The advances of the last three centuries have been mind-boggling. We have gone from a mostly agrarian world to a predominantly urban and connected culture. But each advance has carried its own costs - its own Conservation of Good and Bad. As people moved to the mill towns of the 18th century, they lost their independence and became dependent on the mill owners for a (usually poor) wage. The air became fouled with smoke and pollution. The density of housing with poor sanitation brought epidemics of disease. Eventually, of course, the worst of these ills of the mill towns started to be addressed - by new and better technology. Technologies moved on but so did the side effects.
In the 19th Century, more and more people gave up the farm for the factory, for what clearly seemed to be a better way of life. The route to prosperity was through the middle class with its better wages and better education for the children. More people worked for larger companies which, with the advent of the railroads, gave rise to the modern corporation. People were no longer just owners or laborers but occupied intermediate rungs on the corporate ladder. Time became regulated by the clock to dictate everything from the hours of work to the schedules of the trains. The world became more networked with the sharing of stock prices by ticker tape and the creation of world time zones to unify travel and communication. Cities grew ever larger and more congested.
The 20th Century gave people a sense of autonomy while at the same time making them evermore interconnected and interdependent. There were more choices of products but fewer choices on how to earn a living without being part of the interconnected web of commerce. The population continued to grow and with it came more cars and traffic jams, more need for electricity and more air pollution. The world was both much richer and much more complex than ever before.
Now we face the Knowledge Age with only the slightest grasp of how pervasive and powerful it will become in our lives. We gain a sense of exponential connectivity while at the same time we face the specter of losing our privacy almost completely. We will live in a world where our actions and intentions become the stuff of marketing research and directed advertising. Our children will never know what it was like to live in the Prewired World - and likely they would not choose to live there if they could.
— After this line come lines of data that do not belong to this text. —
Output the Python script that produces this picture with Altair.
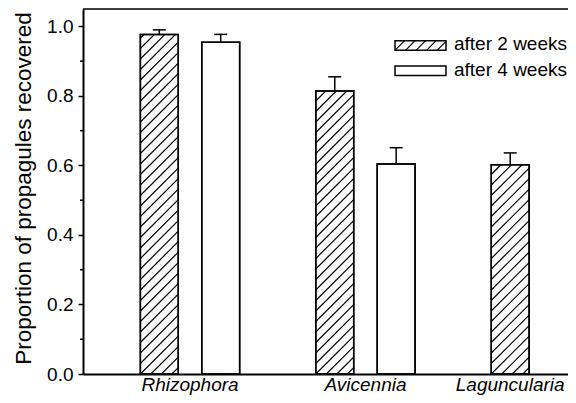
import math
import altair as alt
import pandas as pd

# ---------------- data ----------------
species = ["Rhizophora", "Avicennia", "Laguncularia"]
periods = ["after 2 weeks", "after 4 weeks"]
mean_2wk = [0.977, 0.814, 0.602]
se_2wk = [0.013, 0.041, 0.034]
mean_4wk = [0.954, 0.604, None]
se_4wk = [0.023, 0.047, None]
y_ticks = [0.0, 0.2, 0.4, 0.6, 0.8, 1.0]
minor_ticks = [0.1, 0.3, 0.5, 0.7, 0.9]

# ---------------- layout ----------------
W, H = 485, 365
KX = 175.44
XMIN = 0.39
XMAX = XMIN + W / KX
YMAX = 1.05
KY = H / YMAX
OFFSET = 0.175
HALF = 0.108
CAP = 0.037
SPACING = 10.5
FONT = "Liberation Sans"

rows = []
for i, sp in enumerate(species):
    for j, (m, s) in enumerate(((mean_2wk[i], se_2wk[i]), (mean_4wk[i], se_4wk[i]))):
        if m is None:
            continue
        pos = i + 1 + (-OFFSET if j == 0 else OFFSET)
        rows.append(dict(species=sp, period=periods[j], pos=pos, x0=pos - HALF, x1=pos + HALF,
                         mean=m, top=m + s, c0=pos - CAP, c1=pos + CAP, zero=0.0))
bars = pd.DataFrame(rows)

labels = bars.groupby("species", sort=False)["pos"].mean().reset_index()


def hatch_px(x0, x1, h):
    """45-degree hatch segments in a pixel rect (x right, u up from bottom)."""
    w = x1 - x0
    out = []
    k0 = math.ceil(-w / SPACING)
    k1 = math.floor(h / SPACING)
    for k in range(k0, k1 + 1):
        c = k * SPACING
        xa = max(0.0, -c)
        xb = min(w, h - c)
        if xb - xa > 0.5:
            out.append((x0 + xa, c + xa, x0 + xb, c + xb))
    return out


hrows = []
for _, r in bars[bars.period == periods[0]].iterrows():
    px0 = (r.x0 - XMIN) * KX
    px1 = (r.x1 - XMIN) * KX
    for (a, ua, b, ub) in hatch_px(px0, px1, r["mean"] * KY):
        hrows.append(dict(x=XMIN + a / KX, y=ua / KY, x2=XMIN + b / KX, y2=ub / KY))

# legend (pixel layout inside plot, converted to data coordinates)
leg_px = [dict(label=periods[0], x0=312, x1=363, y0=31.7, y1=41.3, ty=41, hatched=True),
          dict(label=periods[1], x0=312, x1=363, y0=57.0, y1=66.5, ty=67, hatched=False)]
leg_rows = []
for L in leg_px:
    leg_rows.append(dict(label=L["label"], x0=XMIN + L["x0"] / KX, x1=XMIN + L["x1"] / KX,
                         y0=YMAX - L["y0"] / KY, y1=YMAX - L["y1"] / KY,
                         tx=XMIN + (L["x1"] + 8) / KX, ty=YMAX - L["ty"] / KY))
    if L["hatched"]:
        hh = L["y1"] - L["y0"]
        for (a, ua, b, ub) in hatch_px(L["x0"], L["x1"], hh):
            hrows.append(dict(x=XMIN + a / KX, y=YMAX - (L["y1"] - ua) / KY,
                              x2=XMIN + b / KX, y2=YMAX - (L["y1"] - ub) / KY))
hatch = pd.DataFrame(hrows)
legend = pd.DataFrame(leg_rows)

xs = alt.Scale(domain=[XMIN, XMAX], nice=False, zero=False)
ys = alt.Scale(domain=[0, YMAX], nice=False, zero=True)

base_bars = alt.Chart(bars).mark_bar(fill="white", stroke="black", strokeWidth=1.5).encode(
    x=alt.X("x0:Q", scale=xs,
            axis=alt.Axis(title=None, labels=False, ticks=False, grid=False,
                          domainColor="black", domainWidth=2)),
    x2="x1:Q",
    y=alt.Y("mean:Q", scale=ys,
            axis=alt.Axis(values=y_ticks, format=".1f", grid=False, tickSize=5, tickWidth=1.5,
                          tickColor="black", domainColor="black", domainWidth=2,
                          labelFontSize=19, labelColor="black", labelPadding=5, labelFont=FONT,
                          title="Proportion of propagules recovered", titleFontSize=22.5,
                          titleFont=FONT, titleFontWeight="normal", titleColor="black",
                          titleAngle=-90, titleX=-53, titleY=179, titleAlign="center",
                          titleBaseline="alphabetic")),
    y2="zero:Q",
)

hatch_layer = alt.Chart(hatch).mark_rule(color="black", strokeWidth=1.2).encode(
    x=alt.X("x:Q", scale=xs), x2="x2:Q",
    y=alt.Y("y:Q", scale=ys), y2="y2:Q",
)

outline = alt.Chart(bars).mark_bar(fillOpacity=0, stroke="black", strokeWidth=1.5).encode(
    x=alt.X("x0:Q", scale=xs), x2="x1:Q",
    y=alt.Y("mean:Q", scale=ys), y2="zero:Q",
)

err_stem = alt.Chart(bars).mark_rule(color="black", strokeWidth=1.5).encode(
    x=alt.X("pos:Q", scale=xs),
    y=alt.Y("mean:Q", scale=ys), y2="top:Q",
)
err_cap = alt.Chart(bars).mark_rule(color="black", strokeWidth=1.5).encode(
    x=alt.X("c0:Q", scale=xs), x2="c1:Q",
    y=alt.Y("top:Q", scale=ys),
)

minor = alt.Chart(pd.DataFrame({"v": minor_ticks})).mark_rule(color="black", strokeWidth=1.5).encode(
    x=alt.value(-3), x2=alt.value(0),
    y=alt.Y("v:Q", scale=ys),
)

top_border = alt.Chart(pd.DataFrame({"v": [YMAX]})).mark_rule(color="black", strokeWidth=1.5).encode(
    x=alt.value(0), x2=alt.value(W),
    y=alt.Y("v:Q", scale=ys),
)

xlabels = alt.Chart(labels).mark_text(fontSize=19, fontStyle="italic", font=FONT, color="black",
                                      baseline="alphabetic", align="center").encode(
    x=alt.X("pos:Q", scale=xs),
    y=alt.value(H + 17),
    text="species:N",
)

leg_box = alt.Chart(legend).mark_rect(fill="white", fillOpacity=0, stroke="black", strokeWidth=1.5).encode(
    x=alt.X("x0:Q", scale=xs), x2="x1:Q",
    y=alt.Y("y0:Q", scale=ys), y2="y1:Q",
)
leg_text = alt.Chart(legend).mark_text(fontSize=19, font=FONT, color="black", align="left",
                                       baseline="alphabetic").encode(
    x=alt.X("tx:Q", scale=xs),
    y=alt.Y("ty:Q", scale=ys),
    text="label:N",
)

chart = alt.layer(
    base_bars, hatch_layer, outline, err_stem, err_cap, minor, top_border, xlabels, leg_box, leg_text
).properties(
    width=W, height=H,
    autosize=alt.AutoSizeParams(type="none"),
    padding={"left": 75, "top": 1, "right": 0, "bottom": 21},
).configure_view(stroke=None).configure(font=FONT)

chart.save("out.html", embed_options={"renderer": "svg", "actions": False})
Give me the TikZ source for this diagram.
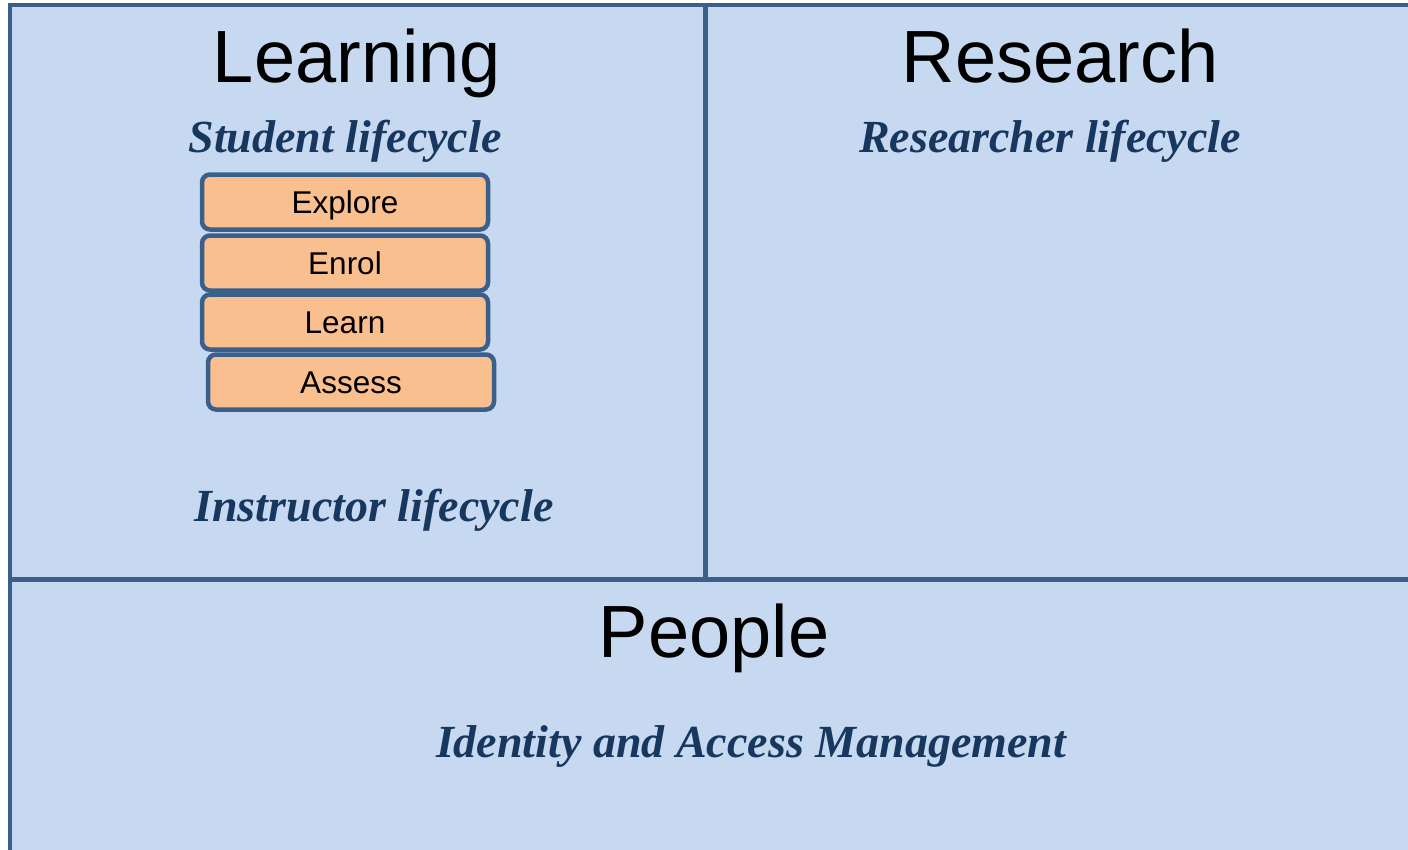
\documentclass[tikz,border=0pt]{standalone}
\usepackage{fontspec}
\setmainfont{Liberation Serif}
\setsansfont{Liberation Sans}
\definecolor{panelfill}{HTML}{C6D9F1}
\definecolor{panelline}{HTML}{3A5F8B}
\definecolor{stepfill}{HTML}{F9BF8F}
\definecolor{lifetext}{HTML}{17375E}
\begin{document}
\begin{tikzpicture}[
	x = 1pt, y = -1pt,
	panel/.style = {fill=panelfill, draw=panelline, line width=4.5pt},
	heading/.style = {anchor=base, inner sep=0pt, font=\sffamily\fontsize{74}{74}\selectfont},
	cycle/.style = {anchor=base, inner sep=0pt, text=lifetext, font=\rmfamily\bfseries\itshape\fontsize{46}{46}\selectfont},
	stepbox/.style = {draw=panelline, fill=stepfill, line width=4.5pt, rounded corners=8pt,
		minimum width=286pt, minimum height=55pt, inner sep=0pt,
		text height=22.5pt, text depth=0.5pt,
		font=\sffamily\fontsize{31.5}{31.5}\selectfont}
	]
	
	\useasboundingbox (0,0) rectangle (1408,849);
	\clip (0,0) rectangle (1408,849);
	
	% panels
	\draw[panel] (10,5) rectangle (1430,870);
	\draw[panelline, line width=4.5pt] (705.5,5) -- (705.5,579.5);
	\draw[panelline, line width=4.5pt] (10,579.5) -- (1430,579.5);
	
	% headings
	\node[heading] (learning) at (357,82) {Learning};
	\node[heading] (research) at (1060,82) {Research};
	\node[heading] (people) at (714,657) {People};
	
	% lifecycles
	\node[cycle] (student) at (345,152) {Student lifecycle};
	\node[cycle] (researcher) at (1050,152) {Researcher lifecycle};
	\node[cycle] (instructor) at (374,521) {Instructor lifecycle};
	\node[cycle] (iam) at (751,757) {Identity and Access Management};
	
	% student steps
	\node[stepbox] (explore) at (345,202) {Explore};
	\node[stepbox] (enrol) at (345,263) {Enrol};
	\node[stepbox] (learn) at (345,322) {Learn};
	\node[stepbox] (assess) at (351,382) {Assess};
	
\end{tikzpicture}
\end{document}
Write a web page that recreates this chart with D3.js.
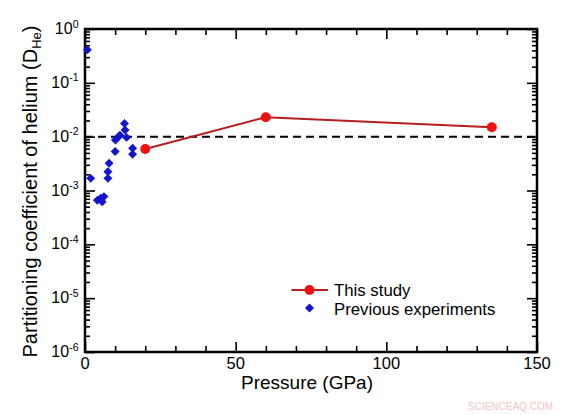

We live in a world where we are becoming increasingly inseparable from the technology that we create and that surrounds us. This is not necessarily a bad thing but it should give us at least some pause for thought. Can we control our technology or has it moved beyond our control into a stage of evolution that is almost biological in form? Technologies now define us, define how we work and how we play. We use communications technology ubiquitously. We social networker on Facebook, Google, and Twitter. We are hooked to our iPhone even while we watch a movie in a theater. We drive and talk on our cell phones and think nothing of it. Technologies make our everyday life possible. Do we know how many functions in our automobiles are now controlled by computers? Digital electronics run our refrigerators and even our furnaces. We have crossed the threshold and there is no going back. But this is not a new phenomenon. The same was true a century ago - just to a lesser degree. We live in a world that is evermore shaped by our own hands and minds but that same technology is now shaping us. We may no longer be masters of our own destiny. Ready or not, Technologies R'Us.